_AIM OF THE TASK:_ Copy out all of the material, matching it word for word.
-- Begin --
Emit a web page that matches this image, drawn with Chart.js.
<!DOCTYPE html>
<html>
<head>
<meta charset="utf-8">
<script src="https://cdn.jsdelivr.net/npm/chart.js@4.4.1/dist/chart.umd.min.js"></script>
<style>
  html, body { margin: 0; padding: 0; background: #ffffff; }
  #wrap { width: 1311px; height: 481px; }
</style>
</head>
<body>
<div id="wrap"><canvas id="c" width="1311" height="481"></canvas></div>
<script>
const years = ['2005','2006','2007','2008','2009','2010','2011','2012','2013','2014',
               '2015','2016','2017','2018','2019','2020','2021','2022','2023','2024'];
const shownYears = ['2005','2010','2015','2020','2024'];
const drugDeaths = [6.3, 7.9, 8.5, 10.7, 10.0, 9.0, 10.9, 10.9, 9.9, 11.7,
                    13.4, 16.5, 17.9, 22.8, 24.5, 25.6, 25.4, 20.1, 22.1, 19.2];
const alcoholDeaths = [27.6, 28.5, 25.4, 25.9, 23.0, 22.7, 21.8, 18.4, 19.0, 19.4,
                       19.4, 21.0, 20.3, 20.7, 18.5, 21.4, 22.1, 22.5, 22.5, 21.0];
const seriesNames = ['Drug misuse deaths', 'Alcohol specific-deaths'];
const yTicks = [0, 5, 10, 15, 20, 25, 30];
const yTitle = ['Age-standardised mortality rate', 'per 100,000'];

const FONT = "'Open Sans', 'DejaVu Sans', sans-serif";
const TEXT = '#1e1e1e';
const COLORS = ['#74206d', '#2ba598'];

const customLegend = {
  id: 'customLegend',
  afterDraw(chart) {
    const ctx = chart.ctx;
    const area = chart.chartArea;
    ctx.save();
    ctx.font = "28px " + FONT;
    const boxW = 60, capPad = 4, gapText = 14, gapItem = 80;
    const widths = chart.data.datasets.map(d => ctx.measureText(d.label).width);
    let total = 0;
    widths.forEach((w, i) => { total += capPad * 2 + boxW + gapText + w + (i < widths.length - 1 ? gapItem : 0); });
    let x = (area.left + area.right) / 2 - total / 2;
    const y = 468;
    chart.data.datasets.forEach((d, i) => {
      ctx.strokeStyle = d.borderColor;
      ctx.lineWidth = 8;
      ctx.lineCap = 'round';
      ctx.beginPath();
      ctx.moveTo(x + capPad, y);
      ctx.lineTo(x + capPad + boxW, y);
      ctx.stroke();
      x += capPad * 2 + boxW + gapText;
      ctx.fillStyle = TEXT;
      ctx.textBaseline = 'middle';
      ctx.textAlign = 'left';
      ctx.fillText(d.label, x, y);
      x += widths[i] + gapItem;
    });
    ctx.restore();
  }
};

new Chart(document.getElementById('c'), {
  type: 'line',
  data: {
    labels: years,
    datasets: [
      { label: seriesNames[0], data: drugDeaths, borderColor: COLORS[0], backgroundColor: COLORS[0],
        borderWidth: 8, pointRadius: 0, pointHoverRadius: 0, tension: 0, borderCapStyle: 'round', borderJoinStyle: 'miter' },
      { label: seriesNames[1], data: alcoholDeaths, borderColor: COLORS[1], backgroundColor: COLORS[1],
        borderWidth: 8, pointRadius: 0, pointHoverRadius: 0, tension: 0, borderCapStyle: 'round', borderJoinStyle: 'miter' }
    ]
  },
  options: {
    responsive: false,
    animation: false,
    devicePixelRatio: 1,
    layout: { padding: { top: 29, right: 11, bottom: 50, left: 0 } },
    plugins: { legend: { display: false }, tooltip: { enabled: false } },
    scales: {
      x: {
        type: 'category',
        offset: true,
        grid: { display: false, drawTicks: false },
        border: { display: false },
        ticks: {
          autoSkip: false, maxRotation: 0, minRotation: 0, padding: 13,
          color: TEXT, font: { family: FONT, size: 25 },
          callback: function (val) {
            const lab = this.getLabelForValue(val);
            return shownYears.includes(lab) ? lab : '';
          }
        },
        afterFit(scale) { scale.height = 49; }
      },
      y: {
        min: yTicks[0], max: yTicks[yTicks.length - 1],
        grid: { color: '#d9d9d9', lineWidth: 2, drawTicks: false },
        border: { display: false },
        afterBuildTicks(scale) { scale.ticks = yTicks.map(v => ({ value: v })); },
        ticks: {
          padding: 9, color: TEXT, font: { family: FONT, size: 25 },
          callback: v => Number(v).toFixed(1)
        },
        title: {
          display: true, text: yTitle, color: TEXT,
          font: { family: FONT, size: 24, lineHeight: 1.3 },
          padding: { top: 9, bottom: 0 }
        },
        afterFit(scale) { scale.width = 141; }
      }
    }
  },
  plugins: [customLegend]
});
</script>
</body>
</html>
-- End --
_SOLUTION:_
Emit a web page that matches this image, drawn with Chart.js.
<!DOCTYPE html>
<html>
<head>
<meta charset="utf-8">
<script src="https://cdn.jsdelivr.net/npm/chart.js@4.4.1/dist/chart.umd.min.js"></script>
<style>
  html, body { margin: 0; padding: 0; background: #ffffff; }
  #wrap { width: 1311px; height: 481px; }
</style>
</head>
<body>
<div id="wrap"><canvas id="c" width="1311" height="481"></canvas></div>
<script>
const years = ['2005','2006','2007','2008','2009','2010','2011','2012','2013','2014',
               '2015','2016','2017','2018','2019','2020','2021','2022','2023','2024'];
const shownYears = ['2005','2010','2015','2020','2024'];
const drugDeaths = [6.3, 7.9, 8.5, 10.7, 10.0, 9.0, 10.9, 10.9, 9.9, 11.7,
                    13.4, 16.5, 17.9, 22.8, 24.5, 25.6, 25.4, 20.1, 22.1, 19.2];
const alcoholDeaths = [27.6, 28.5, 25.4, 25.9, 23.0, 22.7, 21.8, 18.4, 19.0, 19.4,
                       19.4, 21.0, 20.3, 20.7, 18.5, 21.4, 22.1, 22.5, 22.5, 21.0];
const seriesNames = ['Drug misuse deaths', 'Alcohol specific-deaths'];
const yTicks = [0, 5, 10, 15, 20, 25, 30];
const yTitle = ['Age-standardised mortality rate', 'per 100,000'];

const FONT = "'Open Sans', 'DejaVu Sans', sans-serif";
const TEXT = '#1e1e1e';
const COLORS = ['#74206d', '#2ba598'];

const customLegend = {
  id: 'customLegend',
  afterDraw(chart) {
    const ctx = chart.ctx;
    const area = chart.chartArea;
    ctx.save();
    ctx.font = "28px " + FONT;
    const boxW = 60, capPad = 4, gapText = 14, gapItem = 80;
    const widths = chart.data.datasets.map(d => ctx.measureText(d.label).width);
    let total = 0;
    widths.forEach((w, i) => { total += capPad * 2 + boxW + gapText + w + (i < widths.length - 1 ? gapItem : 0); });
    let x = (area.left + area.right) / 2 - total / 2;
    const y = 468;
    chart.data.datasets.forEach((d, i) => {
      ctx.strokeStyle = d.borderColor;
      ctx.lineWidth = 8;
      ctx.lineCap = 'round';
      ctx.beginPath();
      ctx.moveTo(x + capPad, y);
      ctx.lineTo(x + capPad + boxW, y);
      ctx.stroke();
      x += capPad * 2 + boxW + gapText;
      ctx.fillStyle = TEXT;
      ctx.textBaseline = 'middle';
      ctx.textAlign = 'left';
      ctx.fillText(d.label, x, y);
      x += widths[i] + gapItem;
    });
    ctx.restore();
  }
};

new Chart(document.getElementById('c'), {
  type: 'line',
  data: {
    labels: years,
    datasets: [
      { label: seriesNames[0], data: drugDeaths, borderColor: COLORS[0], backgroundColor: COLORS[0],
        borderWidth: 8, pointRadius: 0, pointHoverRadius: 0, tension: 0, borderCapStyle: 'round', borderJoinStyle: 'miter' },
      { label: seriesNames[1], data: alcoholDeaths, borderColor: COLORS[1], backgroundColor: COLORS[1],
        borderWidth: 8, pointRadius: 0, pointHoverRadius: 0, tension: 0, borderCapStyle: 'round', borderJoinStyle: 'miter' }
    ]
  },
  options: {
    responsive: false,
    animation: false,
    devicePixelRatio: 1,
    layout: { padding: { top: 29, right: 11, bottom: 50, left: 0 } },
    plugins: { legend: { display: false }, tooltip: { enabled: false } },
    scales: {
      x: {
        type: 'category',
        offset: true,
        grid: { display: false, drawTicks: false },
        border: { display: false },
        ticks: {
          autoSkip: false, maxRotation: 0, minRotation: 0, padding: 13,
          color: TEXT, font: { family: FONT, size: 25 },
          callback: function (val) {
            const lab = this.getLabelForValue(val);
            return shownYears.includes(lab) ? lab : '';
          }
        },
        afterFit(scale) { scale.height = 49; }
      },
      y: {
        min: yTicks[0], max: yTicks[yTicks.length - 1],
        grid: { color: '#d9d9d9', lineWidth: 2, drawTicks: false },
        border: { display: false },
        afterBuildTicks(scale) { scale.ticks = yTicks.map(v => ({ value: v })); },
        ticks: {
          padding: 9, color: TEXT, font: { family: FONT, size: 25 },
          callback: v => Number(v).toFixed(1)
        },
        title: {
          display: true, text: yTitle, color: TEXT,
          font: { family: FONT, size: 24, lineHeight: 1.3 },
          padding: { top: 9, bottom: 0 }
        },
        afterFit(scale) { scale.width = 141; }
      }
    }
  },
  plugins: [customLegend]
});
</script>
</body>
</html>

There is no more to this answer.